Marriage and civil partnership are virtually identical in law, and activists argue both should be open to all couples.
“We think it’s time there was one law for everyone,” said activist Peter Tatchell, who is organizing the “Equal Love” campaign and has lined up eight couples – four gay, four straight – willing to take their cases to court.
“Denying heterosexual couples the right to have a civil partnership is heterophobic,” he said.
Some legal experts think there is a strong case, because discrimination on the grounds of sexual orientation infringes Britain’s human rights law.
“How can the government justify this, when the legal rights attached to each legal institution are identical?” said law professor Robert Wintemute, who is advising the campaign. “For most purposes, the two institutions are identical – except for the name.”
Britain introduced civil partnerships in 2005, giving gay couples the same legal protection, adoption and inheritance rights as heterosexual married partners _ but not the label of marriage.
The Netherlands, Canada, Belgium, Portugal and Spain have legalized same-sex marriage, while Germany, France, Austria and Switzerland have laws similar to Britain’s.

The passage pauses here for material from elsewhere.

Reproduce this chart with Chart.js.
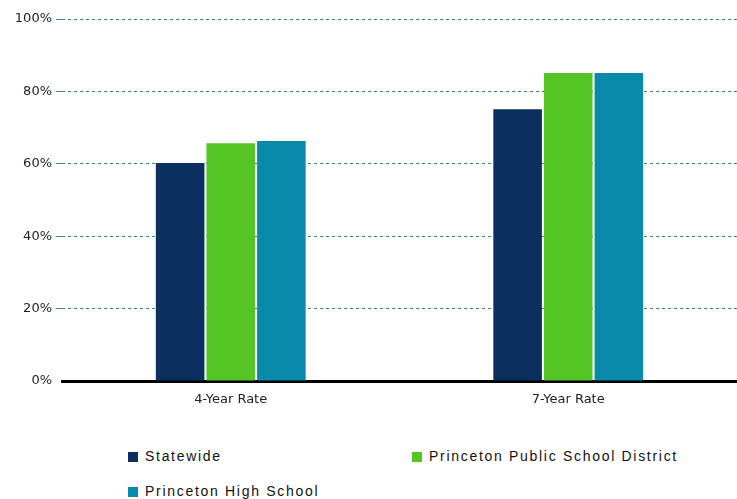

The British compromise was welcomed by many. Thousands of couples have tied the civil partnership knot since then, in venues ranging from city halls to the Houses of Parliament.
But for some, the distinction still rankles.
“We really appreciate the civil partnerships,” said Sharon Ferguson, a pastor in the Metropolitan Community Church who hopes to wed partner Franka Strietzel but has been turned down for a marriage license. “But particularly because of my Christian faith, it’s marriage that I want.”